Établir cet horizon d’attente, c’est prendre en compte un ensemble de valeurs qui influencent la réalité sociale de Desbordes-Valmore et de ses contemporains et c’est définir la norme à laquelle elle se confronte dans son écriture. La position de Desbordes-Valmore dans le champ social et littéraire de son époque a une influence certaine sur son idéologie et sur sa poétique.

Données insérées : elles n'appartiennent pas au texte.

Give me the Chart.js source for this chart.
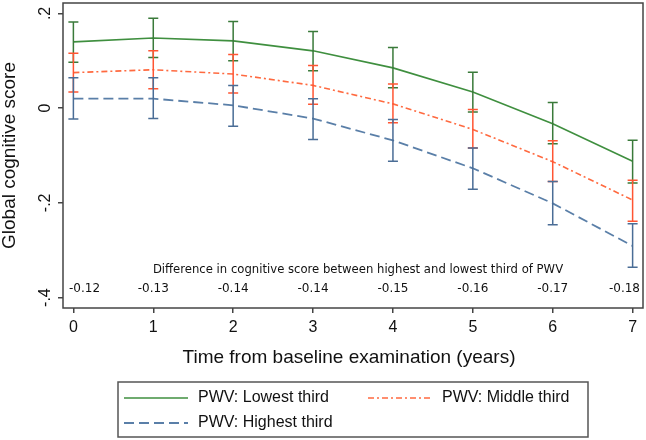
<!DOCTYPE html>
<html>
<head>
<meta charset="utf-8">
<title>Global cognitive score by PWV third</title>
<script src="https://cdn.jsdelivr.net/npm/chart.js@4"></script>
<style>
  html, body { margin: 0; padding: 0; background: #fff; }
  #wrap { position: relative; width: 646px; height: 440px; }
</style>
</head>
<body>
<div id="wrap"><canvas id="chart" width="646" height="440"></canvas></div>
<script>
// years since baseline
const years = [0, 1, 2, 3, 4, 5, 6, 7];

// PWV: lowest third (mean, lower CI, upper CI)
const lowestMean = [0.140, 0.148, 0.142, 0.121, 0.085, 0.034, -0.033, -0.112];
const lowestLow  = [0.097, 0.107, 0.100, 0.079, 0.043, -0.008, -0.075, -0.158];
const lowestHigh = [0.182, 0.190, 0.183, 0.162, 0.128, 0.076, 0.012, -0.068];

// PWV: middle third
const middleMean = [0.075, 0.081, 0.072, 0.048, 0.009, -0.045, -0.113, -0.194];
const middleLow  = [0.034, 0.041, 0.032, 0.008, -0.031, -0.084, -0.155, -0.239];
const middleHigh = [0.116, 0.121, 0.113, 0.090, 0.051, -0.003, -0.069, -0.152];

// PWV: highest third
const highestMean = [0.020, 0.020, 0.006, -0.022, -0.068, -0.127, -0.201, -0.291];
const highestLow  = [-0.023, -0.022, -0.038, -0.066, -0.112, -0.171, -0.246, -0.336];
const highestHigh = [0.064, 0.064, 0.048, 0.020, -0.024, -0.084, -0.155, -0.244];

// difference highest vs lowest third, printed above the x axis
const differences = ['-0.12', '-0.13', '-0.14', '-0.14', '-0.15', '-0.16', '-0.17', '-0.18'];

const yTicks = [0.2, 0, -0.2, -0.4];
const yTickLabels = ['.2', '0', '-.2', '-.4'];

const seriesNames = ['PWV: Lowest third', 'PWV: Middle third', 'PWV: Highest third'];

const AXIS_FONT = '"Liberation Sans", Arial, sans-serif';
const NOTE_FONT = '"DejaVu Sans", Verdana, sans-serif';

function points(ys) {
    return years.map((x, i) => ({ x: x, y: ys[i] }));
}

const datasets = [
    {
        label: seriesNames[0],
        data: points(lowestMean),
        low: lowestLow, high: lowestHigh,
        borderColor: '#3f8f3f',
        barColor: '#3a7a3a',
        borderWidth: 1.6,
        borderDash: []
    },
    {
        label: seriesNames[1],
        data: points(middleMean),
        low: middleLow, high: middleHigh,
        borderColor: '#ff6a40',
        barColor: '#ff5533',
        borderWidth: 1.6,
        borderDash: [6, 3, 2, 3]
    },
    {
        label: seriesNames[2],
        data: points(highestMean),
        low: highestLow, high: highestHigh,
        borderColor: '#5a7fa8',
        barColor: '#4a6d96',
        borderWidth: 1.8,
        borderDash: [10, 5]
    }
];

// error bars with caps, drawn on the library's scales
const errorBars = {
    id: 'errorBars',
    afterDatasetsDraw(chart) {
        const ctx = chart.ctx;
        const xs = chart.scales.x, ys = chart.scales.y;
        ctx.save();
        ctx.lineWidth = 1.5;
        ctx.setLineDash([]);
        chart.data.datasets.forEach(ds => {
            ctx.strokeStyle = ds.barColor;
            years.forEach((yr, i) => {
                const px = xs.getPixelForValue(yr);
                const top = ys.getPixelForValue(ds.high[i]);
                const bot = ys.getPixelForValue(ds.low[i]);
                ctx.beginPath();
                ctx.moveTo(px, top); ctx.lineTo(px, bot);
                ctx.moveTo(px - 5, top); ctx.lineTo(px + 5, top);
                ctx.moveTo(px - 5, bot); ctx.lineTo(px + 5, bot);
                ctx.stroke();
            });
        });
        ctx.restore();
    }
};

// plot frame, axis text, difference row and legend
const frame = {
    id: 'frame',
    afterDraw(chart) {
        const ctx = chart.ctx;
        const a = chart.chartArea;
        const xs = chart.scales.x, ys = chart.scales.y;
        ctx.save();

        ctx.strokeStyle = '#444';
        ctx.lineWidth = 1.5;
        ctx.strokeRect(a.left, a.top, a.right - a.left, a.bottom - a.top);

        ctx.fillStyle = '#111';
        ctx.font = '16px ' + AXIS_FONT;
        ctx.textAlign = 'center';
        ctx.textBaseline = 'middle';
        years.forEach(yr => {
            ctx.fillText(String(yr), xs.getPixelForValue(yr), a.bottom + 20);
        });

        yTicks.forEach((v, i) => {
            ctx.save();
            ctx.translate(a.left - 17, ys.getPixelForValue(v));
            ctx.rotate(-Math.PI / 2);
            ctx.fillText(yTickLabels[i], 0, 0);
            ctx.restore();
        });

        ctx.font = '19px ' + AXIS_FONT;
        ctx.fillText('Time from baseline examination (years)', (a.left + a.right) / 2 - 4, a.bottom + 50);
        ctx.save();
        ctx.translate(10, (a.top + a.bottom) / 2);
        ctx.rotate(-Math.PI / 2);
        ctx.fillText('Global cognitive score', 0, 0);
        ctx.restore();

        // difference row
        ctx.font = '12px ' + NOTE_FONT;
        ctx.fillStyle = '#111';
        ctx.save();
        ctx.translate(358, a.bottom - 38);
        ctx.scale(0.97, 1);
        ctx.fillText('Difference in cognitive score between highest and lowest third of PWV', 0, 0);
        ctx.restore();
        differences.forEach((d, i) => {
            const w = ctx.measureText(d).width;
            let cx = xs.getPixelForValue(years[i]);
            cx = Math.max(cx, a.left + 6 + w / 2);
            cx = Math.min(cx, a.right - 3 - w / 2);
            ctx.fillText(d, cx, a.bottom - 19);
        });

        // legend
        const lx = 118, ly = 382, lw = 470, lh = 55;
        ctx.strokeStyle = '#555';
        ctx.lineWidth = 1.5;
        ctx.strokeRect(lx, ly, lw, lh);
        const slots = [[124, 398], [368, 398], [124, 423]];
        ctx.font = '16px ' + AXIS_FONT;
        ctx.textAlign = 'left';
        ctx.fillStyle = '#111';
        chart.data.datasets.forEach((ds, i) => {
            const [sx, sy] = slots[i];
            ctx.strokeStyle = ds.borderColor;
            ctx.lineWidth = ds.borderWidth;
            ctx.setLineDash(ds.borderDash);
            ctx.beginPath();
            ctx.moveTo(sx, sy); ctx.lineTo(sx + 64, sy);
            ctx.stroke();
            ctx.setLineDash([]);
            ctx.fillText(ds.label, sx + 74, sy);
        });

        ctx.restore();
    }
};

new Chart(document.getElementById('chart'), {
    type: 'line',
    data: { datasets: datasets },
    options: {
        responsive: false,
        animation: false,
        events: [],
        layout: { padding: { left: 58, top: 3, right: 3, bottom: 127 } },
        elements: {
            point: { radius: 0 },
            line: { tension: 0 }
        },
        plugins: {
            legend: { display: false },
            tooltip: { enabled: false }
        },
        scales: {
            x: {
                type: 'linear',
                min: -0.13,
                max: 7.13,
                afterBuildTicks: s => { s.ticks = years.map(v => ({ value: v })); },
                ticks: { display: false },
                grid: { drawOnChartArea: false, drawTicks: true, tickLength: 5, color: '#444', lineWidth: 1.5 },
                border: { display: false }
            },
            y: {
                type: 'linear',
                min: -0.422,
                max: 0.222,
                afterBuildTicks: s => { s.ticks = yTicks.map(v => ({ value: v })); },
                ticks: { display: false },
                grid: { drawOnChartArea: false, drawTicks: true, tickLength: 5, color: '#444', lineWidth: 1.5 },
                border: { display: false }
            }
        }
    },
    plugins: [errorBars, frame]
});
</script>
</body>
</html>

En ce sens, il me semble pertinent de retrouver son point de vue d’écrivaine, c’est-à-dire « le point de l’espace social à partir duquel s’est formée sa vision du monde34 ». Ce qui m’intéresse ici plus particulièrement, c’est de mettre au jour son point de vue artistique, ce que le sociologue Pierre Bourdieu définit, dans Les règles de l’art, comme étant « l’espace des prises de positions artistiques actuelles et potentielles par rapport auquel s’est construit son projet artistique, et dont on peut poser par hypothèse qu’il est homologue à l’espace des positions dans le champ de production lui-même ».
Pour comprendre cet espace à partir duquel elle écrit, il est indispensable de se pencher sur le champ littéraire dans lequel elle évolue ainsi que sur l’horizon d’attente auquel elle est soumise afin de cerner quel était pour elle l’espace des possibles, soit l’ « ensemble de contraintes probables qui sont la condition et la contrepartie d’un ensemble d’usages possibles36 ». Bien entendu, dans le cadre de ce mémoire de maîtrise, il m’est impossible d’étudier toutes les influences des champs social et littéraire sur l’écriture de Desbordes-Valmore. Je concentrerai donc mon attention sur la place des femmes dans le champ littéraire en France au XIXe siècle et sur l’horizon d’attente des lecteurs de littérature dédiée à l’enfance à cette époque. Je pourrai ainsi voir quel était l’espace des possibles pour Desbordes-Valmore et comment s’est défini son point de vue artistique en ce qui concerne cette littérature spécifique.
La littérature dédiée à l’enfance en France au XIXe siècle
Le champ littéraire
Le champ littéraire français tel que le définit Pierre Bourdieu vit ses premiers balbutiements dans un contexte de censure. Le champ que décrit Bourdieu émerge lors du Second Empire, alors que la famille impériale a la mainmise sur le capital économique des écrivains. C’est elle qui distribue les pensions et les postes rémunérateurs. Elle a aussi une influence sur le capital symbolique, puisqu’elle remet les distinctions et qu’elle est intimement liée aux institutions, notamment à l’institution religieuse qui, malgré sa perte de terrain au Siècle des lumières, fait un retour en force au XIXe siècle et a une influence certaine sur la société et sur le champ littéraire. Les écrivains se retrouvent confrontés à un régime religieux répressif qui se combine à un régime politique qui impose la censure à ses écrivains. Si Bourdieu situe le début de l’émergence du champ littéraire tel qu’on le connait aujourd’hui sous le règne de Napoléon III, cette censure et cette influence religieuse sur les écrivains ne sont pas une nouveauté à cette époque, puisque, depuis la Révolution française, « tous les régimes, jusqu’en 1881, sauf très brièvement la IIe république, contrôlent sévèrement la presse38 ». Mais qu’en est-il des femmes dans ce champ littéraire en émergence ?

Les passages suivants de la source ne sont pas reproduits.